Platform Koneksi, Terobosan Penanganan Kasus Perempuan Berhadapan dengan Hukum
Utama

Platform Koneksi, Terobosan Penanganan Kasus Perempuan Berhadapan dengan Hukum

Platform Justika/Koneksi ini menjadi jalan keluar bagi korban untuk mengadu atau bercerita lebih cepat dengan chat dan advokat mengarahkan mereka apa yang harus diperjuangkan. Bantuan hukum bagi perempuan korban kekerasan dalam rumah tangga (KDRT) merupakan tindakan penting yang memiliki tingkat sensitivitas tinggi.

Oleh:
Rofiq Hidayat
Bacaan 4 Menit

Hukumonline.com

Ketua Dewan Pengurus Apeksi Bima Arya Sugiarto.

Jaksa Fungsional pada Sekretaris Jaksa Agung Muda Tindak Pidana Umum (Sesjampidum) Erni Mustikasari menilai melalui platform Koneksi, diharapkan menjadi angin segar bagi perempuan dan anak yang berhadapan dengan hukum. Terlebih, Kejaksaan Agung telah menerbitkan Pedoman Kejaksaan No.1 Tahun 2021 tentang Akses Keadilan Terhadap Perempuan dan Anak dalam Penanganan Perkara Pidana. Beleid yang mengikat internal Korps Adhiyaksa ini menjadikan penanganan perkara perempuan dan anak menjadi lebih baik, tak hanya bagi penuntut umum, tapi juga mitra pendamping di seluruh Indonesia.

“Pada akhirnya ada terobosan hukum acara dan ini perlu disampaikan ke dan dibicarakan ke Mahkamah Agung (MA),” ujarnya.

Baginya, Pedoman Kejaksaan 1/2021 menjadi acuan bagi jaksa melakukan pemeriksaan di luar persidangan, berita acara pemeriksaan, jarak jauh dan merekam secara elektronik. Meskipun telah diatur dalam UU eksisting (UU PKDRT dan UU Perlindungan Anak, red), hanya saja aparat penegak hukum tak optimal menerapkan UU tersebut. Nah melalui Pedoman Kejaksaan 1/2021 diatur irisan terminologi yang terdapat di banyak UU yakni terminologi perkosaan, kekerasan seksual, pencabulan, dan penelantaran.

“Kalau banyak terminologi menyulitkan penegak hukum dan terjadi kesalahan penerapan hukum serta jauh dari penegakan hukum yang adil bagi korban,” kata dia.

Hukumonline.com

Jaksa Fungsional pada Sesjampidum Erni Mustikasari.

Senior Advisor Justika.com, Ade Novita melihat akses bantuan hukum bagi korban KDRT semakin terhambat sejak penerapan Pembatasan Sosial Berskala Besar (PSBB).
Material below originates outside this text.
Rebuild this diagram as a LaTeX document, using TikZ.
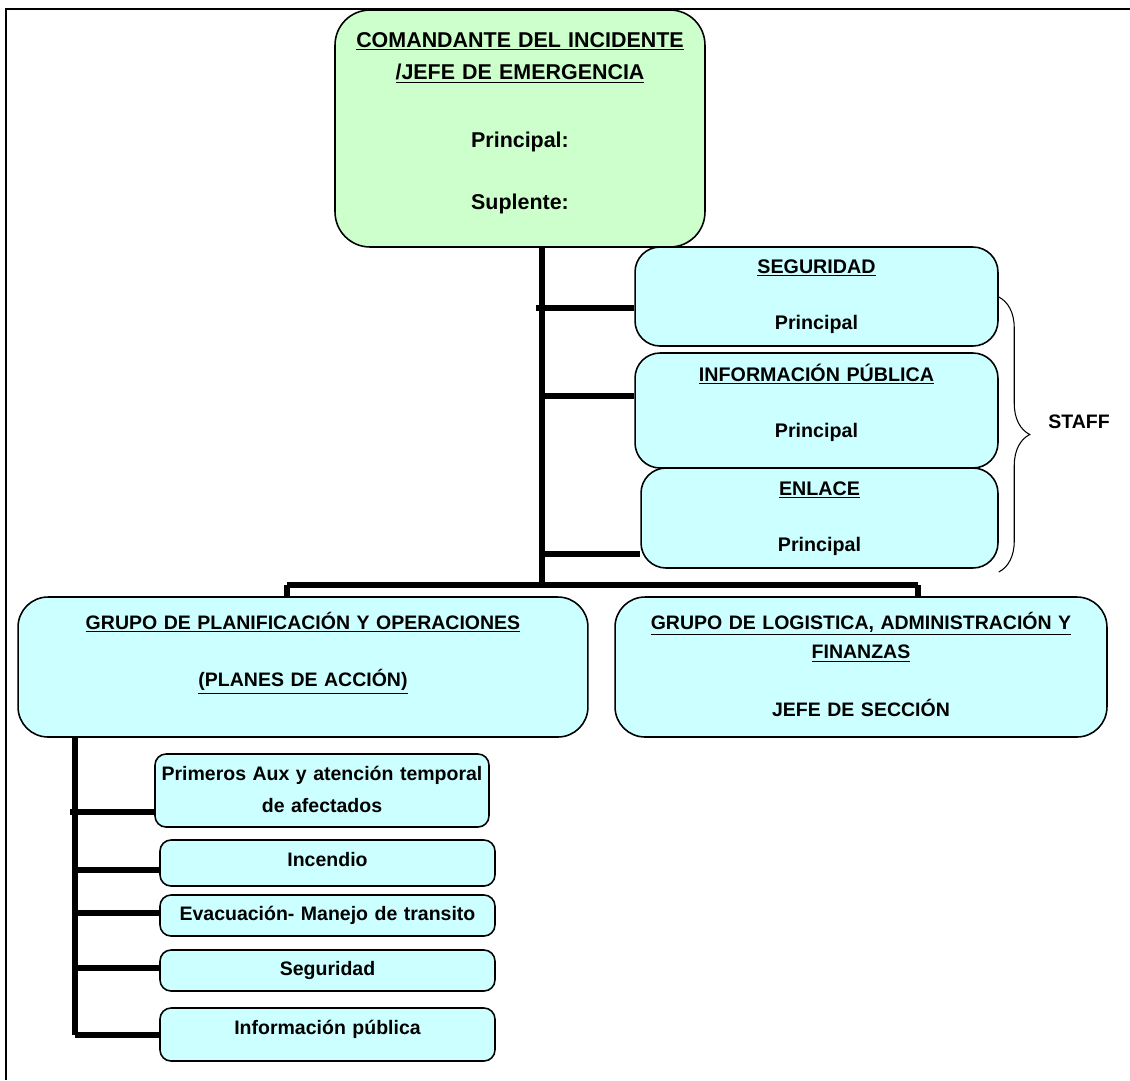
\documentclass[tikz,border=0pt]{standalone}
\usepackage{fontspec}
\setmainfont{Liberation Sans}
\usetikzlibrary{decorations.pathreplacing}
\definecolor{jefegreen}{HTML}{CCFFCC}
\definecolor{boxcyan}{HTML}{CCFFFF}

\begin{document}
\begin{tikzpicture}[x=0.02cm,y=-0.02cm]
		\tikzset{jefebox/.style = {draw,fill=jefegreen,line width=0.9pt,rounded corners=0.7cm,inner sep=0pt,align=center,font=\bfseries\fontsize{12.2}{18.7}\selectfont}}
		\tikzset{staffbox/.style = {draw,fill=boxcyan,line width=0.9pt,rounded corners=0.5cm,inner sep=0pt,align=center,font=\bfseries\fontsize{11.2}{13.4}\selectfont}}
		\tikzset{grupobox/.style = {staffbox,rounded corners=0.6cm,font=\bfseries\fontsize{11.1}{17}\selectfont}}
		\tikzset{subbox/.style = {staffbox,rounded corners=0.22cm,font=\bfseries\fontsize{11.1}{18.7}\selectfont}}
		\tikzset{link/.style = {line width=2.9pt}}
		\tikzset{spine/.style = {line width=3.8pt}}
		\useasboundingbox (0,0) rectangle (1130,1080);
		\draw[line width=1.4pt] (6,1080) -- (6,9) -- (1130,9);
		% comandante
		\node[jefebox,text width=7.4cm,text height=0.74cm,text depth=4cm] (jefe) at (520,128.5) {\underline{COMANDANTE DEL INCIDENTE}\\\underline{/JEFE DE EMERGENCIA}\\[19.8pt]Principal:\\[16.5pt]Suplente:};
		% staff
		\node[staffbox,text width=7.26cm,text height=0.52cm,text depth=1.46cm] (seg) at (816.5,296.5) {\underline{SEGURIDAD}\\[18.9pt]Principal};
		\node[staffbox,text width=7.26cm,text height=0.56cm,text depth=1.74cm] (info) at (816.5,410.5) {\underline{INFORMACIÓN PÚBLICA}\\[18.9pt]Principal};
		\node[staffbox,text width=7.14cm,text height=0.54cm,text depth=1.46cm] (enlace) at (819.5,518) {\underline{ENLACE}\\[18.9pt]Principal};
		\draw[decorate,decoration={brace,amplitude=0.62cm},line width=0.6pt] (seg.east |- 0,297) -- (seg.east |- 0,572);
		\node[font=\bfseries\fontsize{11.1}{13}\selectfont] (staff) at (1079,422) {STAFF};
		% grupos
		\node[grupobox,text width=11.4cm,text height=0.64cm,text depth=2.16cm] (planif) at (303,667) {\underline{GRUPO DE PLANIFICACIÓN Y OPERACIONES}\\[15.9pt]\underline{(PLANES DE ACCIÓN)}};
		\node[grupobox,text width=9.84cm,text height=0.64cm,text depth=2.16cm] (logist) at (861,667) {\underline{GRUPO DE LOGISTICA, ADMINISTRACIÓN Y}\\\underline{FINANZAS}\\[15.9pt]JEFE DE SECCIÓN};
		% brigadas
		\node[subbox,text width=6.68cm,text height=0.52cm,text depth=0.94cm] (auxilio) at (322,790.5) {Primeros Aux y atención temporal\\de afectados};
		\node[subbox,text width=6.7cm,text height=0.52cm,text depth=0.4cm] (incendio) at (327.5,863) {Incendio};
		\node[subbox,text width=6.7cm,text height=0.5cm,text depth=0.32cm] (evacua) at (327.5,915.5) {Evacuación- Manejo de transito};
		\node[subbox,text width=6.7cm,text height=0.5cm,text depth=0.32cm] (segur) at (327.5,970.5) {Seguridad};
		\node[subbox,text width=6.7cm,text height=0.52cm,text depth=0.54cm] (infopub) at (327.5,1034.5) {Información pública};
		% lineas
		\coordinate (trunk) at (542,585);
		\coordinate (busL) at (287,585);
		\coordinate (busR) at (918,585);
		\coordinate (base) at (75,1035);
		\draw[spine] (jefe.south -| trunk) -- (trunk);
		\draw[link] (busL) -- (busR);
		\draw[link] (busL) -- (busL |- planif.north);
		\draw[link] (busR) -- (busR |- logist.north);
		\draw[link] (536,308) -- (seg.west |- 0,308);
		\draw[link] (trunk |- 0,396) -- (info.west |- 0,396);
		\draw[link] (trunk |- 0,554) -- (enlace.west |- 0,554);
		\draw[spine] (planif.south -| base) -- (base);
		\draw[link] (70,812) -- (auxilio.west |- 0,812);
		\draw[link] (base |- 0,870) -- (incendio.west |- 0,870);
		\draw[link] (base |- 0,913) -- (evacua.west |- 0,913);
		\draw[link] (base |- 0,968) -- (segur.west |- 0,968);
		\draw[link] (base) -- (infopub.west |- base);
	\end{tikzpicture}
\end{document}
Karenanya, Hukumonline Group, Justika.com, dan The Asia Foundation mengembangkan platform khusus untuk membantu korban KDRT agar dapat berdaya memperjuangkan hak asasinya, hak hidup aman dan nyaman, tanpa ancaman kekerasan yang dibantu para advokat andal dan terpercaya.

“Harapannya korban KDRT tidak lagi pasrah dan berdiam diri, tapi dapat menceritakan masalahnya melalui chat dan diberi petunjuk oleh para advokat bagaimana menentukan langkah pengamanan diri, apa saja upaya hukum yang dapat ditempuh dan bagaimana memperbaiki kehidupannya ke depannya,” kata Ade.
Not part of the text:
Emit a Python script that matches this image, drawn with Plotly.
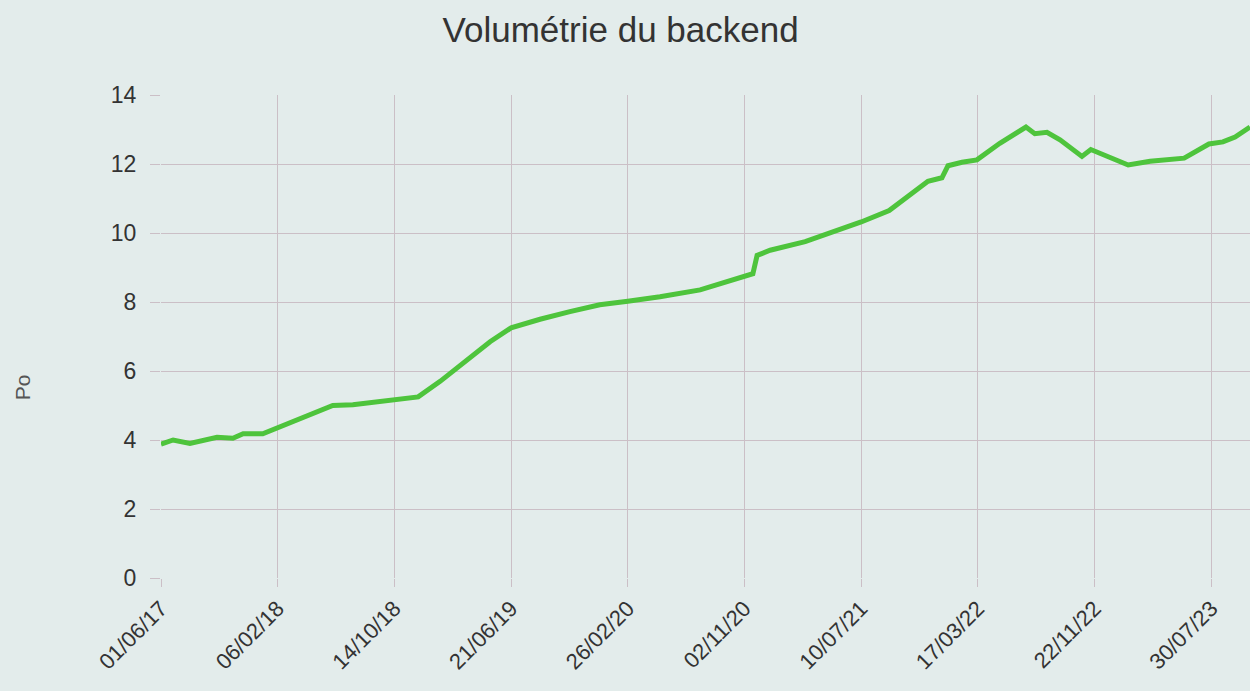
import plotly.graph_objects as go

# Data
dates = [
    "2017-06-01", "2017-06-27", "2017-08-02", "2017-09-03", "2017-09-29", "2017-11-02",
    "2017-11-24", "2018-01-05", "2018-02-04", "2018-03-26", "2018-05-03", "2018-06-04",
    "2018-07-17", "2018-09-02", "2018-10-11", "2018-11-16", "2018-12-04", "2019-01-20",
    "2019-03-14", "2019-05-07", "2019-06-21", "2019-08-22", "2019-10-25", "2019-12-28",
    "2020-02-26", "2020-05-05", "2020-07-30", "2020-10-02", "2020-11-03", "2020-11-20",
    "2020-11-29", "2020-12-27", "2021-03-12", "2021-05-26", "2021-07-10", "2021-09-08",
    "2021-10-23", "2021-11-30", "2021-12-30", "2022-01-12", "2022-02-11", "2022-03-15",
    "2022-05-03", "2022-06-05", "2022-06-28", "2022-07-17", "2022-08-12", "2022-09-09",
    "2022-10-26", "2022-11-14", "2022-12-25", "2023-02-02", "2023-03-21", "2023-06-02",
    "2023-07-25", "2023-08-24", "2023-09-19", "2023-10-21",
]
volume_po = [
    3.88, 4.00, 3.90, 3.98, 4.08, 4.05,
    4.18, 4.18, 4.35, 4.60, 4.85, 5.00,
    5.02, 5.10, 5.16, 5.20, 5.25, 5.70,
    6.25, 6.85, 7.25, 7.50, 7.72, 7.92,
    8.02, 8.15, 8.35, 8.60, 8.75, 8.82,
    9.35, 9.50, 9.75, 10.10, 10.32, 10.65,
    11.10, 11.50, 11.60, 11.95, 12.05, 12.12,
    12.60, 12.90, 13.07, 12.88, 12.92, 12.70,
    12.22, 12.42, 12.20, 11.97, 12.08, 12.17,
    12.58, 12.64, 12.78, 13.07,
]

tick_dates = ["2017-06-01", "2018-02-06", "2018-10-14", "2019-06-21", "2020-02-26",
              "2020-11-02", "2021-07-10", "2022-03-17", "2022-11-22", "2023-07-30"]
tick_labels = ["01/06/17", "06/02/18", "14/10/18", "21/06/19", "26/02/20",
               "02/11/20", "10/07/21", "17/03/22", "22/11/22", "30/07/23"]
y_ticks = [0, 2, 4, 6, 8, 10, 12, 14]

title_text = "Volumétrie du backend"
y_title = "Po"

bg = "#e3eceb"
grid = "#cbbfc6"
font_family = "Liberation Sans, Arial, sans-serif"

fig = go.Figure()
fig.add_trace(go.Scatter(
    x=dates, y=volume_po, mode="lines",
    line=dict(color="#4ec43c", width=5),
    showlegend=False,
))

fig.update_layout(
    width=1250, height=691,
    paper_bgcolor=bg, plot_bgcolor=bg,
    margin=dict(l=161, r=0, t=95, b=113),
    title=dict(text=title_text, x=0.4965, xanchor="center", y=0.957, yanchor="middle",
               font=dict(family=font_family, size=35, color="#333333")),
    font=dict(family=font_family, color="#333333"),
)

fig.update_xaxes(
    type="date",
    range=["2017-06-01", "2023-10-21"],
    tickmode="array", tickvals=tick_dates, ticktext=tick_labels,
    tickangle=-45,
    tickfont=dict(size=22, color="#333333"),
    showgrid=True, gridcolor=grid, gridwidth=1,
    ticks="outside", ticklen=8, tickcolor=grid,
    showline=False, zeroline=False,
)
fig.update_yaxes(
    range=[0, 14],
    tickmode="array", tickvals=y_ticks,
    tickfont=dict(size=23, color="#333333"),
    showgrid=True, gridcolor=grid, gridwidth=1,
    ticks="outside", ticklen=10, tickcolor=grid,
    ticklabelstandoff=9,
    showline=False, zeroline=False,
)

fig.add_annotation(
    text=y_title, xref="paper", yref="paper",
    x=-0.1277, y=0.395, xanchor="center", yanchor="middle",
    textangle=-90, showarrow=False,
    font=dict(family=font_family, size=21, color="#555555"),
)

fig.write_html(
    "out.html",
    config={"displayModeBar": False},
    post_script="document.body.style.margin='0';document.body.style.background='#e3eceb';document.body.style.overflow='hidden';",
)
Ade menilai bantuan hukum bagi perempuan korban KDRT merupakan tindakan penting yang memiliki tingkat sensitivitas tinggi karena korban biasanya dalam keadaan tertekan, trauma, dan khawatir. Karenanya dibutuhkan kemampuan menjadi konseling yang mesti dimiliki advokat atau para pendamping. Keduanya harus memiliki keterampilan, kemampuan mendengar, empati, tak menghakimi, hingga mampu memecahkan masalah.